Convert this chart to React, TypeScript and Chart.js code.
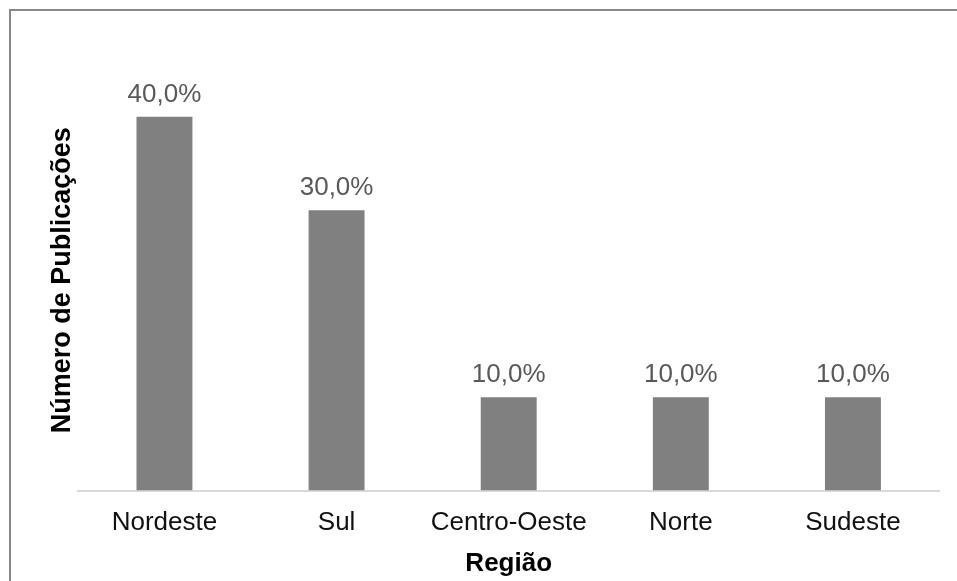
import React, { useEffect, useRef } from "react";
import { Chart, registerables } from "chart.js";

Chart.register(...registerables);

const categories = ["Nordeste", "Sul", "Centro-Oeste", "Norte", "Sudeste"];
const values = [40, 30, 10, 10, 10];
const yTitle = "Número de Publicações";
const xTitle = "Região";

const FONT = "'Liberation Sans', Arial, sans-serif";

const formatPct = (v: number) => v.toFixed(1).replace(".", ",") + "%";

const dataLabelPlugin = {
  id: "dataLabels",
  afterDatasetsDraw(chart: any) {
    const ctx = chart.ctx;
    const meta = chart.getDatasetMeta(0);
    ctx.save();
    ctx.font = `26px ${FONT}`;
    ctx.fillStyle = "#595959";
    ctx.textAlign = "center";
    ctx.textBaseline = "alphabetic";
    meta.data.forEach((bar: any, i: number) => {
      const v = chart.data.datasets[0].data[i] as number;
      ctx.fillText(formatPct(v), bar.x, bar.y - 15);
    });
    ctx.restore();
  },
};

export default function App() {
  const canvasRef = useRef<HTMLCanvasElement | null>(null);

  useEffect(() => {
    if (!canvasRef.current) return;
    const chart = new Chart(canvasRef.current, {
      type: "bar",
      data: {
        labels: categories,
        datasets: [
          {
            data: values,
            backgroundColor: "#808080",
            borderWidth: 0,
            barPercentage: 0.325,
            categoryPercentage: 1,
          },
        ],
      },
      options: {
        responsive: false,
        animation: false,
        devicePixelRatio: 1,
        layout: { padding: { left: 46, right: 18, top: 70, bottom: 2 } },
        plugins: {
          legend: { display: false },
          tooltip: { enabled: false },
        },
        scales: {
          x: {
            grid: { display: false, drawTicks: false },
            border: { display: true, color: "#d9d9d9", width: 2 },
            ticks: {
              color: "#111111",
              font: { family: FONT, size: 26 },
              padding: 17,
            },
            title: {
              display: true,
              text: xTitle,
              color: "#000000",
              font: { family: FONT, size: 26, weight: "bold" },
              padding: { top: -8, bottom: 0 },
            },
          },
          y: {
            min: 0,
            max: 45,
            grid: { display: false, drawTicks: false },
            border: { display: false },
            ticks: { display: false },
            title: {
              display: true,
              text: yTitle,
              color: "#000000",
              font: { family: FONT, size: 27, weight: "bold" },
              padding: 0,
            },
          },
        },
      },
      plugins: [dataLabelPlugin],
    });
    return () => chart.destroy();
  }, []);

  return (
    <div
      style={{
        position: "fixed",
        left: 0,
        top: 0,
        width: 957,
        height: 581,
        background: "#ffffff",
        overflow: "hidden",
      }}
    >
      <div
        style={{
          position: "absolute",
          left: 9,
          top: 9,
          width: 1000,
          height: 700,
          borderLeft: "2px solid #888888",
          borderTop: "2px solid #888888",
        }}
      />
      <canvas
        ref={canvasRef}
        width={957}
        height={581}
        style={{ position: "absolute", left: 0, top: 0, width: 957, height: 581 }}
      />
    </div>
  );
}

------------------------------------

Scan the listing above for the word "React" and show each line where it is found.

Convert this chart to React, TypeScript and Chart.js code.
import React, { useEffect, useRef } from "react";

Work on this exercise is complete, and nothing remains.